• [Instructions to follow] Find each line containing the string "seaborn". Copy it.

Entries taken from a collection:
━━━

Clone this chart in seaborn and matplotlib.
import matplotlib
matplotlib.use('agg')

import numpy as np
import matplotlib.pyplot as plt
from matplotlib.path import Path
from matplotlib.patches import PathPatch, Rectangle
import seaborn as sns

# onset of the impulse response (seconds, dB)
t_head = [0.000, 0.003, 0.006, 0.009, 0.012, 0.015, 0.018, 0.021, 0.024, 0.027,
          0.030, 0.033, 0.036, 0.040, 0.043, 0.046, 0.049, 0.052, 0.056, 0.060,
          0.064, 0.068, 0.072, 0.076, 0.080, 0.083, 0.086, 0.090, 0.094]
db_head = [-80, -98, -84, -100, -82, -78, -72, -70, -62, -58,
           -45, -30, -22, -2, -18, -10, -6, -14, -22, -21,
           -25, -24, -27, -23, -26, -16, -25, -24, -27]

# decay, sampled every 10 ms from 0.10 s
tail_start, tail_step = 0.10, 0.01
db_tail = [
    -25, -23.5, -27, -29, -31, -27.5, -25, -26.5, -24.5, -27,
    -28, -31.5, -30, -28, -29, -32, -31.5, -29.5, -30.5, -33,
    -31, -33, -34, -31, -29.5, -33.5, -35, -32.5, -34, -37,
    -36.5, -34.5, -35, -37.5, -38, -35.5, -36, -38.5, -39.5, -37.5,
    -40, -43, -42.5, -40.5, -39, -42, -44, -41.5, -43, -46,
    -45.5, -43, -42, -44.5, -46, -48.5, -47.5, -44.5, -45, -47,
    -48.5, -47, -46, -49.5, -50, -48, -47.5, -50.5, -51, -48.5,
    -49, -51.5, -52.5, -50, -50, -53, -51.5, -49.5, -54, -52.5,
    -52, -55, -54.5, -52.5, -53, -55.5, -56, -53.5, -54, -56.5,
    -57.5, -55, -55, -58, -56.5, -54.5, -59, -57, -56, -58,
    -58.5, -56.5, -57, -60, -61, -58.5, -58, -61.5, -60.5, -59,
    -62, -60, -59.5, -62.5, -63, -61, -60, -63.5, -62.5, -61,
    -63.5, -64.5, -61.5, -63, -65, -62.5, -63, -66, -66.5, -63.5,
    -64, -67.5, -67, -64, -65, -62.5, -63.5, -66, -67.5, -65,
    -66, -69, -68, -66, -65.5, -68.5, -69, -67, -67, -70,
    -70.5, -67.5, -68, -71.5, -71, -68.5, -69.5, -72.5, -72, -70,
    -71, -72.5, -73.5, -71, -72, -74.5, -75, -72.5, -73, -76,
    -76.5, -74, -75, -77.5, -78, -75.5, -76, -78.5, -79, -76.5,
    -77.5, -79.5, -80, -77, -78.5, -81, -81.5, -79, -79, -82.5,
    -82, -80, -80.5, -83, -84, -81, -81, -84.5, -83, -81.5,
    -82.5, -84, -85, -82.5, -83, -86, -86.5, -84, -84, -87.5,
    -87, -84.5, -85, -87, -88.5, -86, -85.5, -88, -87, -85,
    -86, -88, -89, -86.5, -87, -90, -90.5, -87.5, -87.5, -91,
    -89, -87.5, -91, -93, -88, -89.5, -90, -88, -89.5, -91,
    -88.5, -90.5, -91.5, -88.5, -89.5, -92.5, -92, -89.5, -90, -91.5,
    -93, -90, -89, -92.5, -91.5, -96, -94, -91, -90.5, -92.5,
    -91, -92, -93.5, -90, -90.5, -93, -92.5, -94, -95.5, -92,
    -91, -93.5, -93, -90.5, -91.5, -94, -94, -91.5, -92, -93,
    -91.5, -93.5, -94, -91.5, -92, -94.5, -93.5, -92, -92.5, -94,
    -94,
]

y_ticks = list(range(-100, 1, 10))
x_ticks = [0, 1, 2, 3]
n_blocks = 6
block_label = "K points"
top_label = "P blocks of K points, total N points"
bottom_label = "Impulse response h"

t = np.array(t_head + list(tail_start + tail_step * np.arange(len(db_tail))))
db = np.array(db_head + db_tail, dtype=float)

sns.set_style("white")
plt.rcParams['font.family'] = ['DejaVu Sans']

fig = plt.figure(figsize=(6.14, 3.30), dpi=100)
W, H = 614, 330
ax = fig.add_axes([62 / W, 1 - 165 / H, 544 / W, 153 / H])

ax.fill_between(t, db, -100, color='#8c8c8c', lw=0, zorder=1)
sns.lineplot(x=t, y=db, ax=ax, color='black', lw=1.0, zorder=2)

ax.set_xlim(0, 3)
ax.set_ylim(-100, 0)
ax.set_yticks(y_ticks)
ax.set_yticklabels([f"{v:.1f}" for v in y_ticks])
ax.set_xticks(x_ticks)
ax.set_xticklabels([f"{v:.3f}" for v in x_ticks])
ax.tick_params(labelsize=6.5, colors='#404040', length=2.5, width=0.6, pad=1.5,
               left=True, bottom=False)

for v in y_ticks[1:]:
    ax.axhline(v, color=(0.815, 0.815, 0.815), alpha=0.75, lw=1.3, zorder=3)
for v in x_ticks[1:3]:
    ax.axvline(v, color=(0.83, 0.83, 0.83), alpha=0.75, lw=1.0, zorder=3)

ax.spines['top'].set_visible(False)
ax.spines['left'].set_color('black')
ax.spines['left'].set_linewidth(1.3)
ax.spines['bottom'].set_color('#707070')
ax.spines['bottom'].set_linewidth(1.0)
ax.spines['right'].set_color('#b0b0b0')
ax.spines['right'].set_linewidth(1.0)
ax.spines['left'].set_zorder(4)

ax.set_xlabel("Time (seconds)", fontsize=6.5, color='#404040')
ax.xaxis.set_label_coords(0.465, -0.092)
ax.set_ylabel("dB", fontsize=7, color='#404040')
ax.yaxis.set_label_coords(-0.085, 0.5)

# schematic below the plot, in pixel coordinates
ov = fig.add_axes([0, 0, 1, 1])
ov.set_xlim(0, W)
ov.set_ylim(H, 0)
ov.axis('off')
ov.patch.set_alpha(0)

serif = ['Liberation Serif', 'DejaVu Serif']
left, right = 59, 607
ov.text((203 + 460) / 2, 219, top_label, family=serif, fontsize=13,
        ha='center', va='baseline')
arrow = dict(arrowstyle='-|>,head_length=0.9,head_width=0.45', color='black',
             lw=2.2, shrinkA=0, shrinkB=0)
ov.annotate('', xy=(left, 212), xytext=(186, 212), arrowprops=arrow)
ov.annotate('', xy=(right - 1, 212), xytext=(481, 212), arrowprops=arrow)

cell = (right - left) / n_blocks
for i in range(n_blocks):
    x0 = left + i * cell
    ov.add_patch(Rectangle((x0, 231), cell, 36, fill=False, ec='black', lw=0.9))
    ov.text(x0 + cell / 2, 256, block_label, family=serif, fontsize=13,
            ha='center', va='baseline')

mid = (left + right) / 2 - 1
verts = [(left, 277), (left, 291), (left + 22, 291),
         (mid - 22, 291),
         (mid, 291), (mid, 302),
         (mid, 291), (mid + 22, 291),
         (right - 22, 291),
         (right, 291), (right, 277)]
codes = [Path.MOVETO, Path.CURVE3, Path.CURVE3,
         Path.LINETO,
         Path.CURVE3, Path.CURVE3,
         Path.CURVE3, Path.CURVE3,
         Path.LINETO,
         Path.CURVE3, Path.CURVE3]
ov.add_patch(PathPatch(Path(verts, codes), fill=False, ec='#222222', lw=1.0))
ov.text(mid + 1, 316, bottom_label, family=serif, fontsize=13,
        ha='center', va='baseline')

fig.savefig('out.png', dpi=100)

━━━

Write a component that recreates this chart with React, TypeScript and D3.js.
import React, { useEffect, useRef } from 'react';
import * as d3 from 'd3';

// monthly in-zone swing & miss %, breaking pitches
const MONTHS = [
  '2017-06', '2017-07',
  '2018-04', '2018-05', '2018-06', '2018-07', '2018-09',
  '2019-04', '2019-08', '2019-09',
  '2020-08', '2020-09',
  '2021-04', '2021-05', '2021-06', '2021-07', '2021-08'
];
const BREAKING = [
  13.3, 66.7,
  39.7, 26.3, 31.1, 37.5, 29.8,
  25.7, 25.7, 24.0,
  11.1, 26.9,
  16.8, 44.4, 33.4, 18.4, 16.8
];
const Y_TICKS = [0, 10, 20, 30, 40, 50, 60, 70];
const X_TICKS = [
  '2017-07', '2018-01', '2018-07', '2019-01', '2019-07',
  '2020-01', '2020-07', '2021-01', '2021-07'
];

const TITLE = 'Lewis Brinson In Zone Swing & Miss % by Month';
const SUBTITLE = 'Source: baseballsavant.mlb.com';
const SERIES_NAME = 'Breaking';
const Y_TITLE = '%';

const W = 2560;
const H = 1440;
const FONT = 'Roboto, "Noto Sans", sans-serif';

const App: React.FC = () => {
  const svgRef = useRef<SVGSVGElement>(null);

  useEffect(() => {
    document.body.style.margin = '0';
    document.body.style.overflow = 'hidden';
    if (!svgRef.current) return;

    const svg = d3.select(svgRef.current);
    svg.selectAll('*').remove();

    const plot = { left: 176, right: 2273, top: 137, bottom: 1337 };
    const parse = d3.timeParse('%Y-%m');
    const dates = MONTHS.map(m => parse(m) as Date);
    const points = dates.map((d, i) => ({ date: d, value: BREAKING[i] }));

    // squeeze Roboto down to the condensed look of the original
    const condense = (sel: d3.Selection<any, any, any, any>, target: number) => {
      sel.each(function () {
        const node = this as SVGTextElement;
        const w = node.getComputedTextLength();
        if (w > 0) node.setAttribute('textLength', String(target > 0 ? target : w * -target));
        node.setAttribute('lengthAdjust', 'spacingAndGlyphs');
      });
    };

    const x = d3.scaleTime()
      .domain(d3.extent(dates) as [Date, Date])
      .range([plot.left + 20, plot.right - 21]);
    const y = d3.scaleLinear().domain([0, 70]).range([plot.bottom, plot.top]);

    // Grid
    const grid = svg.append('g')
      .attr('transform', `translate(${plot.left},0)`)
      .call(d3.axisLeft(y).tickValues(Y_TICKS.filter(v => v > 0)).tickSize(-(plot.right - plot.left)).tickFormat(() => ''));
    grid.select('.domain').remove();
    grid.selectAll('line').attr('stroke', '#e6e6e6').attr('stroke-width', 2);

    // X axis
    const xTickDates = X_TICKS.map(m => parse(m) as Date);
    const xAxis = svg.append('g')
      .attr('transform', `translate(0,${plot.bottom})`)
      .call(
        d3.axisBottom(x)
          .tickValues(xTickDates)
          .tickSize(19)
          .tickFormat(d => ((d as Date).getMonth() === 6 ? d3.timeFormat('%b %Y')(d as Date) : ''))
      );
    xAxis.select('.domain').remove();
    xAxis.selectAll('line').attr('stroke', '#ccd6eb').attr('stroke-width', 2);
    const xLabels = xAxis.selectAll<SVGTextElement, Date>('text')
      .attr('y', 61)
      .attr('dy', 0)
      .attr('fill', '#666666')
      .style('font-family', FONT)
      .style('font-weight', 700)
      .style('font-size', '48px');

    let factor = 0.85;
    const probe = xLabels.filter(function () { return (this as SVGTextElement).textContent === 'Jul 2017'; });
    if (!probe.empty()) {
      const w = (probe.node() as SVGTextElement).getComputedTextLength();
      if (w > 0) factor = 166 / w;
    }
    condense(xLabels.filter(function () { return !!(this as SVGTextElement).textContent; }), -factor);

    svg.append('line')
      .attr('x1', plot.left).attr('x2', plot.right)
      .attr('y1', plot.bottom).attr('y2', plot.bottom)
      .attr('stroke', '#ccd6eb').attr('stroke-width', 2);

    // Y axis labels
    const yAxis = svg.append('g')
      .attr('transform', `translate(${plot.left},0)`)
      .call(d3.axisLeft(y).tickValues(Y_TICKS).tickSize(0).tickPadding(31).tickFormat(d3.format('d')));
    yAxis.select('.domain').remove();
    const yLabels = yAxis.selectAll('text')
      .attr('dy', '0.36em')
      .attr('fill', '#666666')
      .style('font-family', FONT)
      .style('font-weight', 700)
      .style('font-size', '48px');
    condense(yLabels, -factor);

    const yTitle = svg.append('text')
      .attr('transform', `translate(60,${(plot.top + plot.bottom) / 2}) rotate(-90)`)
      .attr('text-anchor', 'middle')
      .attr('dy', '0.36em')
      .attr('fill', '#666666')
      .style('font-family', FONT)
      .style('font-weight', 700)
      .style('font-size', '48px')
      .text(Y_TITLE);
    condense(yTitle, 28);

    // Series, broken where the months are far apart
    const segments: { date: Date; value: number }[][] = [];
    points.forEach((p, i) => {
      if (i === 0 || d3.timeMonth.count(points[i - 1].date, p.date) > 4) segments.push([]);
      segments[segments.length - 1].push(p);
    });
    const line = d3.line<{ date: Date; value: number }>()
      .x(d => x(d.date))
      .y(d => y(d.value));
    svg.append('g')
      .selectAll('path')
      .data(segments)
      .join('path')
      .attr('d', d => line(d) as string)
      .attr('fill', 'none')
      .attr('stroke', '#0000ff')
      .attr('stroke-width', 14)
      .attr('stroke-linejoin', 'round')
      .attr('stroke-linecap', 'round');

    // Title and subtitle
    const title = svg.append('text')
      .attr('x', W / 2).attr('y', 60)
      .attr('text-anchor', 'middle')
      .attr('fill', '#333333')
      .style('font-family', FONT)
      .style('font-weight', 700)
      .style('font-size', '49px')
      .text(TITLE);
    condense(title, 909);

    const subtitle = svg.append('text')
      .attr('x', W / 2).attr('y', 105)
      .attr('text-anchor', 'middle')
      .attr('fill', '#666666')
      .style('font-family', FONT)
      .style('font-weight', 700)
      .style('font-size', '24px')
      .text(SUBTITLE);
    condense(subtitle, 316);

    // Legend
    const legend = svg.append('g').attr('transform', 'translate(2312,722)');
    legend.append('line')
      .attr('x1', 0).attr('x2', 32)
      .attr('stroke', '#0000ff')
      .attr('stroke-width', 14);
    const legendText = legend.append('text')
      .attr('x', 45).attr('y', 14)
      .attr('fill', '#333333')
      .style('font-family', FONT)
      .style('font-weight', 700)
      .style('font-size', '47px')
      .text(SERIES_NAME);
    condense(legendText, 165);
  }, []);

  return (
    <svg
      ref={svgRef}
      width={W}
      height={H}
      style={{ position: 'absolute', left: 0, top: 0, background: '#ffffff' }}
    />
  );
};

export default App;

━━━

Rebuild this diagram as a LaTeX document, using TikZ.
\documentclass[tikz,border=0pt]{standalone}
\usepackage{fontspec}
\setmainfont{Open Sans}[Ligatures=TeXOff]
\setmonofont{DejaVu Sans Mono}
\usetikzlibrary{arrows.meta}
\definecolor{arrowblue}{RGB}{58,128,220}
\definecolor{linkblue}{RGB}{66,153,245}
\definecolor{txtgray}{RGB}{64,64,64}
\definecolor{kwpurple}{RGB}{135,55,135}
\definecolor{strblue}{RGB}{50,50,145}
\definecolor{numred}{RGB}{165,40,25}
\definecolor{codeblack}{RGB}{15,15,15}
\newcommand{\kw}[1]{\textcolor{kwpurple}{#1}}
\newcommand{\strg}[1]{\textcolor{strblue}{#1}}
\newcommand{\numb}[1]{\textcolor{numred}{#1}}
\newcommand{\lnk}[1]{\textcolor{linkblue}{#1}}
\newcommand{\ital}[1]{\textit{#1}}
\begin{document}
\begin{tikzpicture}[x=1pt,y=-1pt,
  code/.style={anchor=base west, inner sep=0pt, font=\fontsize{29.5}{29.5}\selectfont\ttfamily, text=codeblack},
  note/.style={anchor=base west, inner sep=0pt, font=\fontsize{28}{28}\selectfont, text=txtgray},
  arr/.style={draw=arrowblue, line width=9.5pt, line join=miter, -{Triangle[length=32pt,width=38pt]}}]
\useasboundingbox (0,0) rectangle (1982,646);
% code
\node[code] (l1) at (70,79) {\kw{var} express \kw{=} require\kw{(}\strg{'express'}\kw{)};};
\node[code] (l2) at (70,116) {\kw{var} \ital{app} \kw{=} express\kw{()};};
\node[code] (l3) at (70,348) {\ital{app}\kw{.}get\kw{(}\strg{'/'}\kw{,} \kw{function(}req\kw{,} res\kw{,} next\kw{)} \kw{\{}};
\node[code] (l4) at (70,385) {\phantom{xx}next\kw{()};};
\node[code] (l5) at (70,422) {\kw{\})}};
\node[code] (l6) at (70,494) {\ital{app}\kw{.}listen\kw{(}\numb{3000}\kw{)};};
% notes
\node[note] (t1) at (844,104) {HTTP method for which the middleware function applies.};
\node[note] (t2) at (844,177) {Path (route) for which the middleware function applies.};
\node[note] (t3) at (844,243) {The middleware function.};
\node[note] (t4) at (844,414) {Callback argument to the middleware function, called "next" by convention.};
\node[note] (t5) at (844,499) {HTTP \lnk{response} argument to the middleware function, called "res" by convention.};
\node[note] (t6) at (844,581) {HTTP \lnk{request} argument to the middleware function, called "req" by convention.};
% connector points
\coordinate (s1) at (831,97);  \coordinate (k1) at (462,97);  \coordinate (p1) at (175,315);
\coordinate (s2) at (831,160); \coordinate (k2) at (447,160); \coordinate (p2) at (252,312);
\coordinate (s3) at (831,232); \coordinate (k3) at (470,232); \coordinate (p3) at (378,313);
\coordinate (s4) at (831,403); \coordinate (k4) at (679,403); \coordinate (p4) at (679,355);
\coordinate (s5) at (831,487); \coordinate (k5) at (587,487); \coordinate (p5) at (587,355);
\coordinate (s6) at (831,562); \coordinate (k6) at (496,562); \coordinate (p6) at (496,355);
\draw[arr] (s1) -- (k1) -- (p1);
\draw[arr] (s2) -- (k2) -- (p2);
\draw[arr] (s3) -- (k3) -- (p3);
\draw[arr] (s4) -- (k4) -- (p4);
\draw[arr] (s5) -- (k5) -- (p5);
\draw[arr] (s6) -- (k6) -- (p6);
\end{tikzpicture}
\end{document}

━━━

• [Exercise output]
Clone this chart in seaborn and matplotlib.
import seaborn as sns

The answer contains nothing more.